С этими словами он принялся обмазывать меня смердящей пакостью.
— Готово, — услышала я через минутку.
Забравшись в кровать, Калеб спеленал меня в одеяло и обнял.
— Ты расскажешь о том, за что тебя посадили? — напомнила я.
— Не забыла, значит?
— А ты надеялся?
— Да было немного, — он поморщился.
— Калеб?
— Я всё расскажу, любопытная ты моя, — повернувшись набок, он словно навис надо мной. — Мой дед — вояка старой школы. Ты ведь видела его. Он много лет проработал на одном месте. В его подчинении целая станция.

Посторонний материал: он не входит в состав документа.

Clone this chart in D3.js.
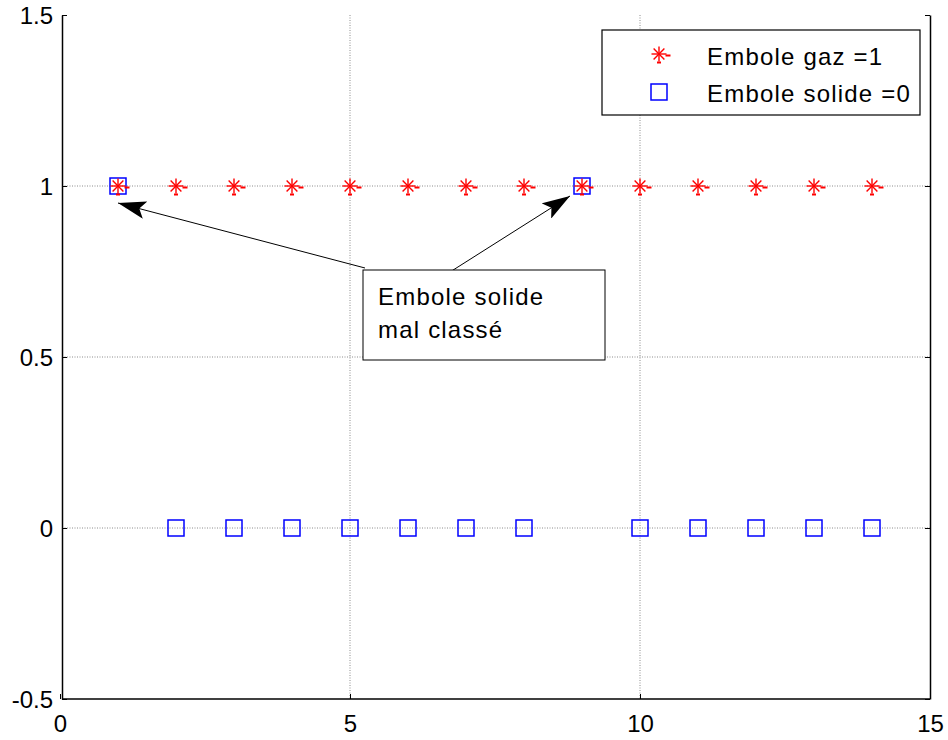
<!DOCTYPE html>
<html>
<head>
<meta charset="utf-8">
<script src="https://cdn.jsdelivr.net/npm/d3@7"></script>
<style>
  body { margin: 0; background: #fff; }
  svg { display: block; font-family: Arial, "Liberation Sans", sans-serif; }
</style>
</head>
<body>
<svg id="chart" width="948" height="740"></svg>
<script>
// Classification result: red stars = gas emboli (class 1), blue squares = predicted class
const xsGaz = [1, 2, 3, 4, 5, 6, 7, 8, 9, 10, 11, 12, 13, 14];
const ysGaz = [1, 1, 1, 1, 1, 1, 1, 1, 1, 1, 1, 1, 1, 1];
const xsSolide = [1, 2, 3, 4, 5, 6, 7, 8, 9, 10, 11, 12, 13, 14];
const ysSolide = [1, 0, 0, 0, 0, 0, 0, 0, 1, 0, 0, 0, 0, 0];
const xTicks = [0, 5, 10, 15];
const yTicks = [-0.5, 0, 0.5, 1, 1.5];
const legendLabels = ["Embole gaz =1", "Embole solide =0"];
const noteLines = ["Embole solide", "mal classé"];
const misclassified = [1, 9];

const FONT = "Arial, 'Liberation Sans', sans-serif";
const svg = d3.select("#chart");
const L = 62, R = 930, T = 15, B = 699;
const x = d3.scaleLinear().domain([0, 15]).range([60, R]);
const y = d3.scaleLinear().domain([-0.5, 1.5]).range([B, T]);

// grid
const grid = svg.append("g").attr("stroke", "#8c8c8c").attr("stroke-width", 1)
  .attr("stroke-dasharray", "1,1.5");
xTicks.slice(1, -1).forEach(v => grid.append("line")
  .attr("x1", x(v)).attr("x2", x(v)).attr("y1", T).attr("y2", B));
yTicks.slice(1, -1).forEach(v => grid.append("line")
  .attr("x1", L).attr("x2", R).attr("y1", y(v)).attr("y2", y(v)));

// axes
const fmt = d => String(d);
const xAxis = svg.append("g").attr("transform", `translate(0,${B})`)
  .call(d3.axisBottom(x).tickValues(xTicks).tickFormat(fmt).tickSizeInner(-5).tickSizeOuter(0).tickPadding(16));
xAxis.select("path.domain").attr("d", `M${L},0H${R}`);
const yAxis = svg.append("g").attr("transform", `translate(${L},0)`)
  .call(d3.axisLeft(y).tickValues(yTicks).tickFormat(fmt).tickSizeInner(-5).tickSizeOuter(0).tickPadding(9));
const yAxisR = svg.append("g").attr("transform", `translate(${R},0)`)
  .call(d3.axisRight(y).tickValues(yTicks).tickFormat("").tickSizeInner(-5).tickSizeOuter(0));
[xAxis, yAxis, yAxisR].forEach(g => {
  g.selectAll("path").attr("stroke", "#000").attr("stroke-width", 1.5);
  g.selectAll("line").attr("stroke", "#000");
  g.selectAll("text").attr("font-size", 24).attr("fill", "#000").attr("font-family", FONT);
});
yAxis.selectAll("text").attr("dy", "0.35em");
xAxis.selectAll("text").attr("dy", "0.71em");

// markers
function star(g, cx, cy, r) {
  const s = g.append("g").attr("stroke", "#ff0000").attr("stroke-width", 1.4);
  s.append("line").attr("x1", cx - r).attr("x2", cx + r).attr("y1", cy).attr("y2", cy);
  s.append("line").attr("x1", cx).attr("x2", cx).attr("y1", cy - r).attr("y2", cy + r);
  const d = r * 0.72;
  s.append("line").attr("x1", cx - d).attr("x2", cx + d).attr("y1", cy - d).attr("y2", cy + d);
  s.append("line").attr("x1", cx - d).attr("x2", cx + d).attr("y1", cy + d).attr("y2", cy - d);
  s.append("line").attr("x1", cx + r - 1).attr("x2", cx + r + 4).attr("y1", cy + 1.5).attr("y2", cy + 1.5)
    .attr("stroke-width", 2);
  s.append("line").attr("x1", cx - 2).attr("x2", cx + 2).attr("y1", cy + r + 1).attr("y2", cy + r + 1)
    .attr("stroke-width", 2);
}
function square(g, cx, cy, h) {
  g.append("rect").attr("x", cx - h).attr("y", cy - h).attr("width", 2 * h).attr("height", 2 * h)
    .attr("fill", "none").attr("stroke", "#0000ff").attr("stroke-width", 1.5);
}
const marks = svg.append("g");
xsSolide.forEach((v, i) => square(marks, x(v), y(ysSolide[i]), 8));
xsGaz.forEach((v, i) => star(marks, x(v), y(ysGaz[i]), 7.5));

// legend
const lg = svg.append("g").attr("font-family", FONT);
lg.append("rect").attr("x", 602).attr("y", 30).attr("width", 318).attr("height", 85)
  .attr("fill", "#fff").attr("stroke", "#000").attr("stroke-width", 1.2);
star(lg, 659, 54, 7.5);
square(lg, 659, 92, 8);
lg.append("text").attr("x", 707).attr("y", 65).attr("font-size", 24)
  .attr("letter-spacing", 1.2).text(legendLabels[0]);
lg.append("text").attr("x", 707).attr("y", 102).attr("font-size", 24)
  .attr("letter-spacing", 1.2).text(legendLabels[1]);

// annotation with arrows
const defs = svg.append("defs");
defs.append("marker").attr("id", "arr").attr("viewBox", "0 0 28 18").attr("refX", 28).attr("refY", 9)
  .attr("markerWidth", 28).attr("markerHeight", 18).attr("markerUnits", "userSpaceOnUse")
  .attr("orient", "auto")
  .append("path").attr("d", "M0,0 L28,9 L0,18 L6,9 Z").attr("fill", "#000");
const ann = svg.append("g").attr("font-family", FONT);
const starts = [[365, 268], [450, 272]];
misclassified.forEach((v, i) => {
  const tx = i === 0 ? x(v) + 0 : x(v) - 12;
  const ty = y(1) + (i === 0 ? 17 : 10);
  ann.append("line").attr("x1", starts[i][0]).attr("y1", starts[i][1]).attr("x2", tx).attr("y2", ty)
    .attr("stroke", "#000").attr("stroke-width", 1).attr("marker-end", "url(#arr)");
});
ann.append("rect").attr("x", 363).attr("y", 270).attr("width", 242).attr("height", 90)
  .attr("fill", "#fff").attr("stroke", "#000").attr("stroke-width", 1);
noteLines.forEach((t, i) => ann.append("text").attr("x", 378).attr("y", 305 + i * 33)
  .attr("font-size", 24).attr("letter-spacing", 1.2).text(t));
</script>
</body>
</html>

Но что-то пошло не так? — поторопила я его.
— Да, что-то пошло не так. Совсем не так! Его зам развернул деятельность, не вполне законную. Подсовывал нужные бумаги деду. Тот, считая его другом, подписывал не глядя. Как текущую документацию, — муж снова умолк, подбирая слова.
— А там?
Никогда не любила длинные объяснения. Всегда торопила рассказчика и никак не могла избавиться от этой привычки.